Multiple Rooms to same Room

On to the next query. Multiple excits…

I have three rooms A,B,C
C is north of A
C is north of B

What is the syntax I should use,. I’ve tried what my limited knowledge can do.

Thanks!

That syntax will work as you have it

Lab is a room. Foyer is north of Lab. Foyer is north of Nook.

However, as you can’t have two rooms mapped south of the same room, the connection from Foyer to Nook will be one-way; Foyer is north of Nook, but Nook is not north of Foyer. If you compile this and look at the Map tab of the index and click the + sign next to Nook, it says:
“north to Foyer (but south from Foyer is Lab)”

This is a design issue rather than a syntax issue; there can only be one room that you get to by going south from Foyer, unless you want to write special code to randomize going south or something like that. So if you don’t want a one-way connection, you need to figure out how to do that.
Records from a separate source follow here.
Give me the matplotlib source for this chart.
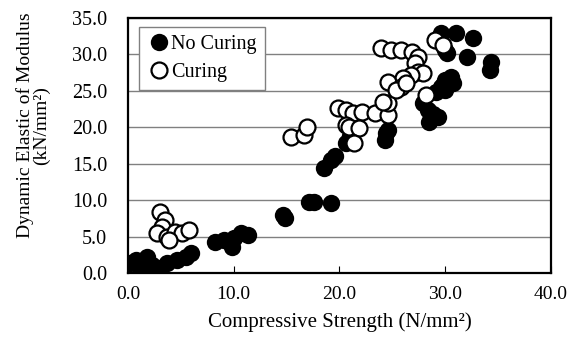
import matplotlib
matplotlib.use("Agg")
import matplotlib.pyplot as plt
from matplotlib.ticker import MultipleLocator, FormatStrFormatter

plt.rcParams["font.family"] = ["Liberation Serif", "DejaVu Serif"]

# Specimens cured without water (solid markers)
no_curing_x = [0.2, 0.8, 1.1, 1.8, 2.3, 2.3, 3.0, 3.7, 4.6, 5.5, 6.0,
               8.2, 9.1, 9.8, 10.0, 10.7, 11.3,
               14.7, 14.8, 17.1, 17.6, 19.2,
               18.5, 19.2, 19.6, 20.6, 21.0,
               24.3, 24.4, 24.6,
               27.9, 28.4, 29.3, 28.5, 28.8, 29.1,
               29.6, 29.8, 30.0, 30.5, 30.0, 30.7, 30.2,
               29.6, 31.0, 32.6, 30.0, 32.1, 34.3, 34.2]
no_curing_y = [1.4, 1.8, 0.7, 2.2, 1.1, 0.4, 0.7, 1.4, 1.8, 2.2, 2.7,
               4.3, 4.5, 3.6, 4.8, 5.5, 5.2,
               8.0, 7.5, 9.7, 9.7, 9.6,
               14.4, 15.5, 16.0, 17.8, 18.8,
               18.2, 19.2, 19.6,
               23.3, 22.4, 21.4, 20.7, 21.8, 24.8,
               25.5, 25.8, 26.5, 26.9, 25.1, 26.1, 30.2,
               32.9, 32.9, 32.2, 30.6, 29.7, 28.9, 27.8]

# Specimens with curing (open markers)
curing_x = [3.0, 3.5, 3.2, 2.7, 3.7, 4.4, 5.1, 5.8, 3.9,
            15.4, 16.6, 16.9,
            19.9, 20.6, 21.3, 22.1, 20.6, 20.9, 21.8, 21.4, 23.4, 24.6, 24.6, 24.1,
            23.9, 24.9, 25.8, 26.9, 27.4, 27.1, 27.4, 27.9, 26.8, 26.0, 24.6,
            25.8, 25.3, 26.3, 28.2, 29.0, 29.8]
curing_y = [8.4, 7.3, 6.3, 5.5, 5.0, 5.6, 5.5, 5.9, 4.5,
            18.7, 18.9, 20.0,
            22.6, 22.4, 21.9, 22.1, 20.3, 20.1, 19.9, 17.9, 21.9, 21.7, 23.3, 23.5,
            30.9, 30.6, 30.6, 30.3, 29.6, 28.8, 27.6, 27.4, 27.2, 26.7, 26.2,
            25.5, 25.1, 26.1, 24.4, 32.0, 31.3]

fig = plt.figure(figsize=(5.7, 3.52), dpi=100)
ax = fig.add_axes([0.2246, 0.2244, 0.742, 0.7246])

ax.plot(no_curing_x, no_curing_y, "o", color="black", markersize=12.5,
        markeredgewidth=0, label="No Curing", zorder=3)
ax.plot(curing_x, curing_y, "o", markerfacecolor="white",
        markeredgecolor="black", markersize=11.5, markeredgewidth=1.6,
        label="Curing", zorder=4)

ax.set_xlim(0, 40)
ax.set_ylim(0, 35)
ax.xaxis.set_major_locator(MultipleLocator(10))
ax.yaxis.set_major_locator(MultipleLocator(5))
ax.xaxis.set_major_formatter(FormatStrFormatter("%.1f"))
ax.yaxis.set_major_formatter(FormatStrFormatter("%.1f"))
ax.tick_params(axis="x", direction="in", length=5, width=0.8,
               labelsize=14, pad=9)
ax.tick_params(axis="y", length=0, labelsize=14.5, pad=15)
ax.grid(axis="y", color="#808080", linewidth=1.0)
ax.set_axisbelow(True)
for s in ax.spines.values():
    s.set_linewidth(1.6)

ax.set_xlabel("Compressive Strength (N/mm²)", fontsize=15, labelpad=7)
ax.set_ylabel("Dynamic Elastic of Modulus\n(kN/mm²)", fontsize=14,
              linespacing=0.95)
ax.yaxis.set_label_coords(-0.183, 0.58)

leg = ax.legend(loc="upper left", bbox_to_anchor=(0.026, 0.965),
                fontsize=14.5, frameon=True, fancybox=False,
                edgecolor="#808080", framealpha=1, handletextpad=0.0,
                handlelength=1.2, borderpad=0.4, labelspacing=0.45,
                borderaxespad=0)
leg.get_frame().set_linewidth(1.0)

fig.savefig("out.png", dpi=100, facecolor="white")
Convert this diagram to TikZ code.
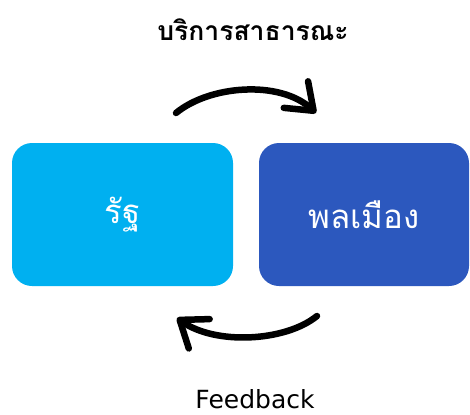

One thing that can sometimes work is to have a double connection, one of which is one-way:

Hall is a room. "The dining room is to the north." 
Dining room is north of Hall. "The hall is to the south, and you can go down to the basement." 
Basement is down from Dining room. "There are stairs to the north leading up to the dining room."
Dining room is north of Basement.

You can go up or north from Basement to get to the dining room, but to get from the dining room to the basement you have to go down; south takes you to the Hall.

The problem with this is that this automatically defines the reciprocal relation that both A and B are south of C, and that’s not allowed – because then where would the player go if they tried to go south from C?

You would need to resolve this by making one or both of these into one-way connections, or creating a curving path – for example:

North of AA is southwest of CC.
North of BB is southeast of CC.

Although I don’t recommend actually doing that without the use of some kind of exit-listing extension, or otherwise describing the exit paths very well in the description, as that would just confuse the player. It might be less confusing if you just make these mutual exits:

CC is northeast of AA and northwest of BB.

Another option is to help disambiguate by putting in a door between the curving exits – this way the player can go green rather than needing to know that it’s southwest specifically. However AFAIK you do still have to give a unique direction to each door:

A green door is an open door.  It is southwest of CC and north of AA.
A red door is an open door .  It is southeast of CC and north of BB.

This isn’t quite true–usually when you create a map connection Inform automatically creates the reciprocal connection if you tell it not to, but when the reciprocal connection is already “taken” then it creates a one-way connection. Which is often not what you want.

Anyhow, for Thalor, it’s probably worth looking at §3.3 of Writing with Inform, which talks about one-way connections. (I had forgotten the syntax for asymmetrical connections like “North of AA is southwest of CC”!)